Held, dismissing the petition, that the designated minister had a discretion in death sentence cases on whether to advise the Governor General to grant mercy. Although he must consult with the Advisory Committee he was not bound by their advice and his discretion was purely personal. Any decision to grant mercy, involving a departure from the law, was not justiciable, De Freitas v Benny [1976] A.C. 239 followed. Although it was open to a condemned man to make representations, he had no constitutional right to do so, and the advisory committee was no more than a constitutional safeguard to bolster the minister’s discretion.
R V Ministry of Defence ex p Smith (1996)
Summary: Discrimination; homosexuality; dismissal of service personnel; policy of armed forces; whether irrational and contrary to European law and the European Convention on Human Rights
Abstract: S and three others, a lesbian and three gay men, appealed against the dismissal of their application for judicial review of the MoD policy which stated that homosexuality was incompatible with service in the armed forces. The policy had led to them being discharged.
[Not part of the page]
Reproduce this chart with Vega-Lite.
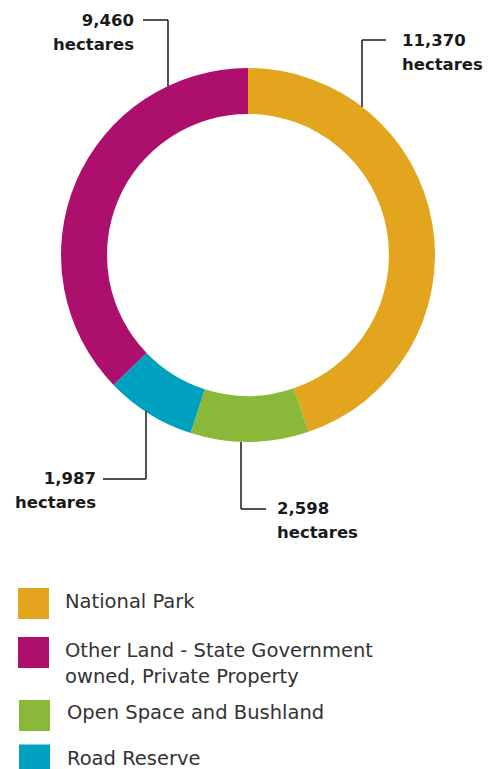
{
  "$schema": "https://vega.github.io/schema/vega-lite/v6.json",
  "width": 489,
  "height": 769,
  "autosize": {"type": "none"},
  "padding": 0,
  "background": "white",
  "config": {"view": {"stroke": null}, "font": "DejaVu Sans"},
  "datasets": {
    "segments": [
      {"category": "National Park", "hectares": 11370, "order": 1},
      {"category": "Open Space and Bushland", "hectares": 2598, "order": 2},
      {"category": "Road Reserve", "hectares": 1987, "order": 3},
      {"category": "Other Land - State Government owned, Private Property", "hectares": 9460, "order": 4}
    ],
    "leaders": [
      {"seg": "9460 a", "x": -0.5615, "y": 1.2567, "x2": -0.4278, "y2": 1.2567},
      {"seg": "9460 b", "x": -0.4278, "y": 1.2567, "x2": -0.4278, "y2": 0.9037},
      {"seg": "11370 a", "x": 0.6096, "y": 1.1497, "x2": 0.7380, "y2": 1.1497},
      {"seg": "11370 b", "x": 0.6096, "y": 1.1497, "x2": 0.6096, "y2": 0.7914},
      {"seg": "1987 a", "x": -0.7754, "y": -1.1979, "x2": -0.5455, "y2": -1.1979},
      {"seg": "1987 b", "x": -0.5455, "y": -1.1979, "x2": -0.5455, "y2": -0.8342},
      {"seg": "2598 a", "x": -0.0374, "y": -1.0, "x2": -0.0374, "y2": -1.3583},
      {"seg": "2598 b", "x": -0.0374, "y": -1.3583, "x2": 0.0963, "y2": -1.3583}
    ],
    "labels": [
      {"value": "9,460", "side": "right", "tx": -0.6096, "ty": 1.2487},
      {"value": "11,370", "side": "left", "tx": 0.8235, "ty": 1.1417},
      {"value": "1,987", "side": "right", "tx": -0.8128, "ty": -1.2005},
      {"value": "2,598", "side": "left", "tx": 0.1551, "ty": -1.3583}
    ],
    "legendKeys": [
      {"category": "National Park", "sx": -1.1471, "sy": -1.8636},
      {"category": "Other Land - State Government owned, Private Property", "sx": -1.1471, "sy": -2.1257},
      {"category": "Open Space and Bushland", "sx": -1.1417, "sy": -2.4626},
      {"category": "Road Reserve", "sx": -1.1417, "sy": -2.7005}
    ],
    "legendText": [
      {"text": "National Park", "tx": -0.9786, "ty": -1.853},
      {"text": "Other Land - State Government", "tx": -0.9786, "ty": -2.1203},
      {"text": "owned, Private Property", "tx": -0.9786, "ty": -2.2567},
      {"text": "Open Space and Bushland", "tx": -0.9679, "ty": -2.4492},
      {"text": "Road Reserve", "tx": -0.9679, "ty": -2.6952}
    ]
  },
  "layer": [
    {
      "data": {"name": "segments"},
      "mark": {"type": "arc", "innerRadius": 141, "outerRadius": 187},
      "encoding": {
        "x": {"datum": 0, "type": "quantitative", "scale": {"domain": [-1.3262, 1.2888], "nice": false, "zero": false}, "axis": null},
        "y": {"datum": 0, "type": "quantitative", "scale": {"domain": [-2.7487, 1.3636], "nice": false, "zero": false}, "axis": null},
        "theta": {"field": "hectares", "type": "quantitative", "stack": true},
        "order": {"field": "order", "type": "quantitative"},
        "color": {
          "field": "category", "type": "nominal", "legend": null,
          "scale": {
            "domain": ["National Park", "Other Land - State Government owned, Private Property", "Open Space and Bushland", "Road Reserve"],
            "range": ["#E3A51E", "#AD0F6C", "#8AB838", "#00A0BF"]
          }
        }
      }
    },
    {
      "data": {"name": "leaders"},
      "mark": {"type": "rule", "color": "#1a1a1a", "strokeWidth": 1.5},
      "encoding": {
        "x": {"field": "x", "type": "quantitative"},
        "y": {"field": "y", "type": "quantitative"},
        "x2": {"field": "x2"},
        "y2": {"field": "y2"}
      }
    },
    {
      "data": {"name": "labels"},
      "transform": [{"filter": "datum.side === 'right'"}],
      "encoding": {
        "x": {"field": "tx", "type": "quantitative"},
        "y": {"field": "ty", "type": "quantitative"}
      },
      "layer": [
        {"mark": {"type": "text", "align": "right", "baseline": "middle", "fontSize": 16.5, "fontWeight": "bold", "color": "#1a1a1a"}, "encoding": {"text": {"field": "value"}}},
        {"mark": {"type": "text", "align": "right", "baseline": "middle", "fontSize": 16.5, "fontWeight": "bold", "color": "#1a1a1a", "dy": 24}, "encoding": {"text": {"value": "hectares"}}}
      ]
    },
    {
      "data": {"name": "labels"},
      "transform": [{"filter": "datum.side === 'left'"}],
      "encoding": {
        "x": {"field": "tx", "type": "quantitative"},
        "y": {"field": "ty", "type": "quantitative"}
      },
      "layer": [
        {"mark": {"type": "text", "align": "left", "baseline": "middle", "fontSize": 16.5, "fontWeight": "bold", "color": "#1a1a1a"}, "encoding": {"text": {"field": "value"}}},
        {"mark": {"type": "text", "align": "left", "baseline": "middle", "fontSize": 16.5, "fontWeight": "bold", "color": "#1a1a1a", "dy": 24}, "encoding": {"text": {"value": "hectares"}}}
      ]
    },
    {
      "data": {"name": "legendKeys"},
      "mark": {"type": "point", "shape": "square", "filled": true, "size": 961, "opacity": 1},
      "encoding": {
        "x": {"field": "sx", "type": "quantitative"},
        "y": {"field": "sy", "type": "quantitative"},
        "color": {"field": "category", "type": "nominal", "legend": null}
      }
    },
    {
      "data": {"name": "legendText"},
      "mark": {"type": "text", "align": "left", "baseline": "middle", "fontSize": 19.5, "color": "#333333"},
      "encoding": {
        "x": {"field": "tx", "type": "quantitative"},
        "y": {"field": "ty", "type": "quantitative"},
        "text": {"field": "text"}
      }
    }
  ]
}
S argued that the policy was irrational and contrary to the Treaty of Rome 1957, Council Directive 76/207 on equal treatment for men and women as regards access to employment and also to the European Convention on Human Rights 1950.
Held, dismissing the appeal, that (1) the court must decide whether the decision was unreasonable in the sense that it was beyond the range of responses available to a reasonable decision maker. When there was a human rights issue involved there had to be greater justification of the reasonableness. The policy could not be regarded as irrational at the time the applicants were discharged. It was supported by both Houses of Parliament; (2) the Treaty of Rome and Council Directive 76/207 did not apply to discrimination on the grounds of sexual orientation and (3) the failure to consider Convention obligations did not impugn the exercise of discretion. The question of whether the policy was contrary to the Convention should be decided by the European Court of Human Rights.